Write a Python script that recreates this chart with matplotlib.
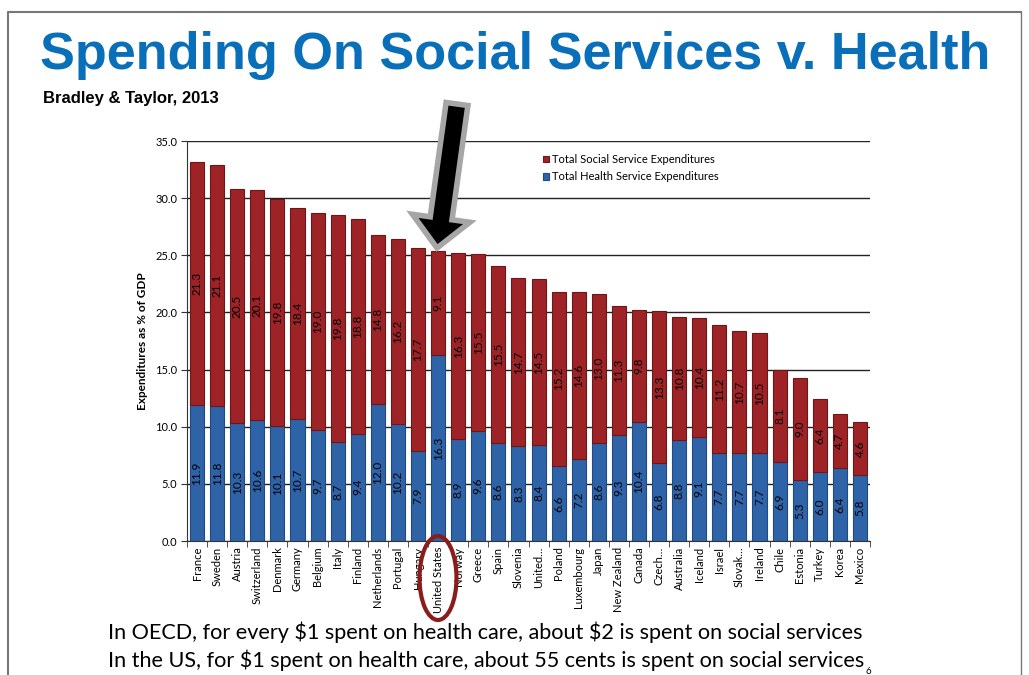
import matplotlib
matplotlib.use("Agg")
import matplotlib.pyplot as plt
import matplotlib.patches as patch
import numpy as np

countries = [
    "France", "Sweden", "Austria", "Switzerland", "Denmark", "Germany",
    "Belgium", "Italy", "Finland", "Netherlands", "Portugal", "Hungary",
    "United States", "Norway", "Greece", "Spain", "Slovenia", "United\u2026",
    "Poland", "Luxembourg", "Japan", "New Zealand", "Canada", "Czech\u2026",
    "Australia", "Iceland", "Israel", "Slovak\u2026", "Ireland", "Chile",
    "Estonia", "Turkey", "Korea", "Mexico",
]
health = [
    11.9, 11.8, 10.3, 10.6, 10.1, 10.7, 9.7, 8.7, 9.4, 12.0, 10.2, 7.9,
    16.3, 8.9, 9.6, 8.6, 8.3, 8.4, 6.6, 7.2, 8.6, 9.3, 10.4, 6.8,
    8.8, 9.1, 7.7, 7.7, 7.7, 6.9, 5.3, 6.0, 6.4, 5.8,
]
social = [
    21.3, 21.1, 20.5, 20.1, 19.8, 18.4, 19.0, 19.8, 18.8, 14.8, 16.2, 17.7,
    9.1, 16.3, 15.5, 15.5, 14.7, 14.5, 15.2, 14.6, 13.0, 11.3, 9.8, 13.3,
    10.8, 10.4, 11.2, 10.7, 10.5, 8.1, 9.0, 6.4, 4.7, 4.6,
]
yticks = [0, 5, 10, 15, 20, 25, 30, 35]

RED = "#9e2326"
BLUE = "#2f63a8"
TITLE_BLUE = "#0a6fb9"

plt.rcParams["font.family"] = ["Lato", "DejaVu Sans"]

fig = plt.figure(figsize=(10.29, 6.75), dpi=100)
ax = fig.add_axes([187 / 1029, 134 / 675, 683 / 1029, 400 / 675])

x = np.arange(len(countries))
hb = ax.bar(x, health, width=0.7, color=BLUE, edgecolor="#1d4a85",
            linewidth=0.8, label="Total Health Service Expenditures", zorder=3)
sb = ax.bar(x, social, width=0.7, bottom=health, color=RED,
            edgecolor="#6e1517", linewidth=0.8,
            label="Total Social Service Expenditures", zorder=3)
ax.bar_label(hb, fmt="%.1f", label_type="center", rotation=90, fontsize=8.5)
ax.bar_label(sb, fmt="%.1f", label_type="center", rotation=90, fontsize=8.5)

ax.set_xlim(-0.5, len(countries) - 0.5)
ax.set_ylim(0, 35)
ax.set_yticks(yticks)
ax.set_yticklabels([f"{v:.1f}" for v in yticks], fontsize=8)
ax.yaxis.grid(True, color="#222222", linewidth=1.0, zorder=0)
ax.set_axisbelow(True)

ax.set_xticks(x)
ax.set_xticklabels(countries, rotation=90, fontsize=8)
ax.tick_params(axis="x", length=0, pad=4)
ax.set_xticks(np.arange(-0.5, len(countries)), minor=True)
ax.tick_params(axis="x", which="minor", length=4, color="#333333")
ax.tick_params(axis="y", length=4, color="#333333", pad=3)
ax.set_ylabel("Expenditures as % of GDP", fontsize=8.5, fontweight="bold",
              labelpad=5)

for side in ("top", "right"):
    ax.spines[side].set_visible(False)
ax.spines["left"].set_color("#333333")
ax.spines["bottom"].set_color("#333333")

handles = [sb, hb]
leg = ax.legend(handles, [h.get_label() for h in handles], loc="upper left",
                bbox_to_anchor=(533 / 1029, 1 - 144 / 675),
                bbox_transform=fig.transFigure, frameon=False, fontsize=8,
                handlelength=0.55, handleheight=0.55, handletextpad=0.3,
                labelspacing=0.55)

# overlay in pixel coordinates for slide decorations
ov = fig.add_axes([0, 0, 1, 1], zorder=10)
ov.set_xlim(0, 1029)
ov.set_ylim(675, 0)
ov.axis("off")
ov.patch.set_alpha(0)

ov.plot([8, 8, 1021], [675, 12, 12], color="#777777", lw=1.5)
ov.plot([1021, 1021], [12, 675], color="#777777", lw=1.0)

ov.text(40, 56, "Spending On Social Services v. Health", fontsize=37.6,
        fontweight="bold", color=TITLE_BLUE, family="Liberation Sans",
        va="center", ha="left")
ov.text(43, 99, "Bradley & Taylor, 2013", fontsize=12, fontweight="bold",
        family="Liberation Sans", va="center", ha="left")

arrow = patch.FancyArrow(457, 104, -20, 144, width=22, head_width=58,
                         head_length=30, length_includes_head=True,
                         facecolor="black", edgecolor="#a6a6a6", linewidth=4,
                         joinstyle="miter")
ov.add_patch(arrow)

ov.add_patch(patch.Ellipse((438, 578), 37, 84, fill=False,
                           edgecolor="#8b1c1c", linewidth=3))

ov.text(108, 632, r"In OECD, for every \$1 spent on health care, about \$2 is spent on social services",
        fontsize=15.6, va="center", ha="left")
ov.text(108, 660, r"In the US, for \$1 spent on health care, about 55 cents is spent on social services",
        fontsize=15.6, va="center", ha="left")
ov.text(866, 676, "6", fontsize=7, va="bottom", ha="left")

fig.savefig("out.png", dpi=100)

[Exercise] Pictures stay out. Print the data exactly, from its first line through the line containing "import numpy as np".

[Written solution]
Write a Python script that recreates this chart with matplotlib.
import matplotlib
matplotlib.use("Agg")
import matplotlib.pyplot as plt
import matplotlib.patches as patch
import numpy as np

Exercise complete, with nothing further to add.